Gordon went back into the house and returned to Dawes’ study. He replaced the rag in the hole in the floor, keeping his face well away from it and then opened a window to help clear away the lingering smell — or at least replace it with that of moss and wet earth from the garden. He slumped back down in the desk chair for a few moments, thinking about what he had to do now.

He was quite sure about the smell. It was the acid that had been used on Anne-Marie’s body and it was coming from a cellar below. In the course of her cleaning, Blodwyn Marsh must have removed the rag from the hole in the floor and breathed in the fumes just as he had done. He would have to go down there and investigate.
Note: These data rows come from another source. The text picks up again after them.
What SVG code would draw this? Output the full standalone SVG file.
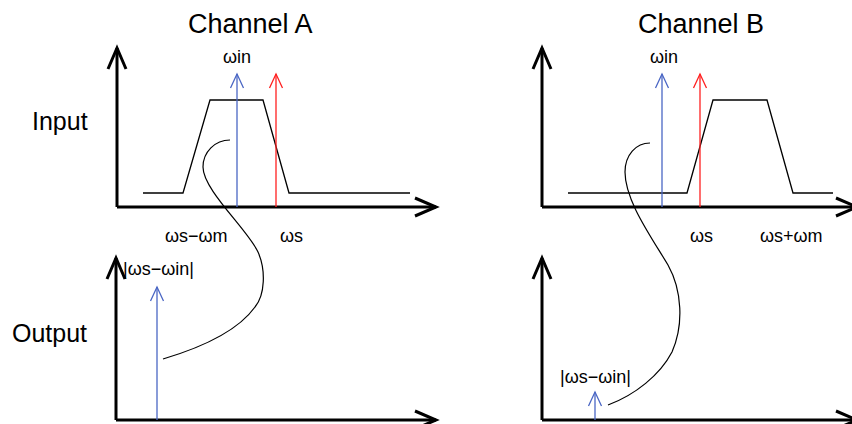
<svg xmlns="http://www.w3.org/2000/svg" width="852" height="424" viewBox="0 0 852 424">
<style>
text{font-family:"Liberation Sans",Arial,sans-serif;fill:#000}
.title{font-size:27px}
.side{font-size:25px}
.lbl{font-size:18px}
.axis{stroke:#000;stroke-width:3;fill:none;marker-end:url(#axHead)}
.band{stroke:#000;stroke-width:1.3;fill:none}
.blue{stroke:#4a66c4;stroke-width:1.3;fill:none;marker-end:url(#bHead)}
.red{stroke:#ff2020;stroke-width:1.3;fill:none;marker-end:url(#rHead)}
.curve{stroke:#000;stroke-width:1.2;fill:none}
</style>
<defs>
<marker id="axHead" markerUnits="userSpaceOnUse" viewBox="-24 -12 27 24" refX="0" refY="0" markerWidth="27" markerHeight="24" orient="auto" overflow="visible">
<path d="M-21,-9 L0,0 L-21,9" fill="none" stroke="#000" stroke-width="3"/>
</marker>
<marker id="bHead" markerUnits="userSpaceOnUse" viewBox="-16 -8 18 16" refX="0" refY="0" markerWidth="18" markerHeight="16" orient="auto" overflow="visible">
<path d="M-14,-6.5 L0,0 L-14,6.5" fill="none" stroke="#4a66c4" stroke-width="1.3"/>
</marker>
<marker id="rHead" markerUnits="userSpaceOnUse" viewBox="-16 -8 18 16" refX="0" refY="0" markerWidth="18" markerHeight="16" orient="auto" overflow="visible">
<path d="M-14,-6.5 L0,0 L-14,6.5" fill="none" stroke="#ff2020" stroke-width="1.3"/>
</marker>
</defs>
<rect width="852" height="424" fill="#fff"/>

<g id="row-labels">
<text class="side" x="32" y="130">Input</text>
<text class="side" x="12" y="342">Output</text>
</g>

<g id="channel-a-input">
<text class="title" x="188" y="33">Channel A</text>
<path class="axis" d="M117,207 L117,48"/>
<path class="axis" d="M117,207 L436,207"/>
<path class="band" d="M143,193 L183,193 L210,100 L263,100 L289,193 L410,193"/>
<path class="blue" d="M237,207 L237,74"/>
<path class="red" d="M276,207 L276,74"/>
<text class="lbl" x="223" y="63">ωin</text>
<text class="lbl" x="165" y="242">ωs−ωm</text>
<text class="lbl" x="280" y="242">ωs</text>
</g>

<g id="channel-a-output">
<path class="axis" d="M116,420 L116,258"/>
<path class="axis" d="M116,420 L436,420"/>
<path class="blue" d="M157,420 L157,287"/>
<text class="lbl" x="123" y="275">|ωs−ωin|</text>
</g>

<g id="channel-b-input">
<text class="title" x="638" y="33">Channel B</text>
<path class="axis" d="M542,207 L542,48"/>
<path class="axis" d="M542,207 L857,207"/>
<path class="band" d="M568,193 L687,193 L713,100 L767,100 L793,193 L833,193"/>
<path class="blue" d="M662,207 L662,74"/>
<path class="red" d="M700,207 L700,74"/>
<text class="lbl" x="650" y="63">ωin</text>
<text class="lbl" x="690" y="242">ωs</text>
<text class="lbl" x="760" y="242">ωs+ωm</text>
</g>

<g id="channel-b-output">
<path class="axis" d="M542,420 L542,258"/>
<path class="axis" d="M542,420 L857,420"/>
<path class="blue" d="M595,420 L595,392"/>
<text class="lbl" x="560" y="383">|ωs−ωin|</text>
</g>

<g id="connectors">
<path class="curve" d="M230,140 C215,140 203,152 203,167 C203,190 248,230 258,252 C266,270 265,295 255,307 C240,328 210,345 163,359"/>
<path class="curve" d="M650,143 C636,143 625,155 625,172 C625,200 650,235 668,265 C682,290 684,325 672,352 C660,375 635,395 608,405"/>
</g>
</svg>
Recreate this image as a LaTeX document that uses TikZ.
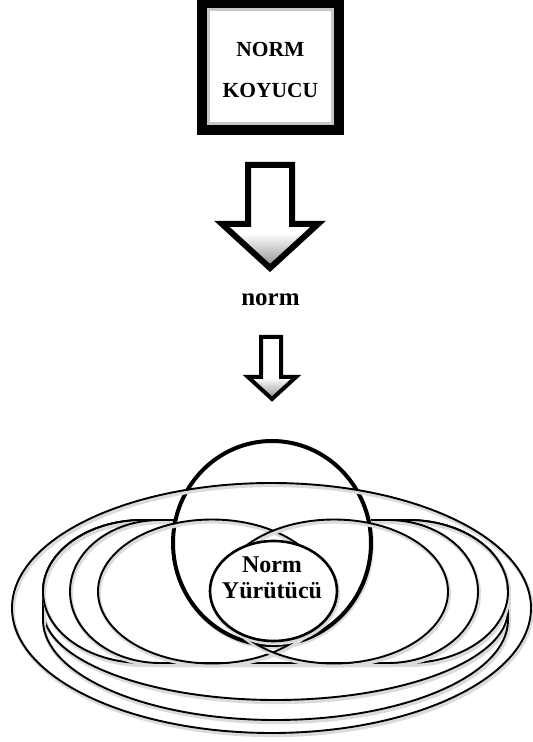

The door to the cellar, as Gordon found after a brief search, was located in a small pantry leading off the kitchen and it was no great surprise to find it locked. Nor was it any great surprise to find that the key was nowhere to be seen. There was a hook in the wall by the door, but no key. The door itself did not seem all that substantial and moved quite a bit in the frame when Gordon pushed and pulled the handle so he reckoned that he had three choices. He could search for the key; he could stop now and suggest to the police that it might be a good idea to take a look at the house, or he could simply put his shoulder to the door. Choice number three won by a clear margin. The door parted company with its lock at the third attempt and swung back to judder off the stone cellar wall.

Gordon found an old-fashioned, brass light switch on the wall and clicked it on before pausing at the head of the stairs for a moment. He could smell acid in the air but it was nowhere near as strong as it had been by the hole in the floor. He went down slowly, giving his eyes time to get accustomed to the gloom, as there was only one light bulb to illuminate a pretty big cellar. Although it was unshaded, he doubted if it were more than forty watts.

The smell of dampness, evident upstairs, was much stronger down here and was mixed with the smell of old wood from the stairs and of course, acid fumes. He took out some paper tissues from his pocket and held them over his nose as a precaution as he made his way over to the area he reckoned would be directly below the radiator upstairs. It was dark there because it was a good way away from the light bulb but when he got closer, Gordon could see that there was a workbench there with two modern Anglepoise lamps sitting on it. He clicked them on to illuminate the rough bench like an island in the darkness.

At the side of the bench was a heavy porcelain sink mounted on a frame constructed of thick wooden stilts. It had a loose polystyrene cover on it but it was quite clear to Gordon that this was what held the acid. He took the tissues away from his face for a moment, gingerly testing the air at this location and found to his surprise that the fumes still weren’t as strong he’d anticipated. The lid, although light, seemed to contain them quite well. This posed the question of why they had been so strong upstairs.

Gordon was pondering this when the question answered itself, thanks to a gust of wind outside. There was a wall ventilator mounted in the stonework below the bath — a simple iron grid leading to the outside. Every so often the wind would gust through it, sending an up draught that caught the polystyrene lid and raised it a little. Fumes would escape and be wafted directly upwards to where the hole in the floor was located. It was a very localised concentration of the fumes. Both he and Blodwyn Marsh had just been unlucky to be near the hole when the wind had blown.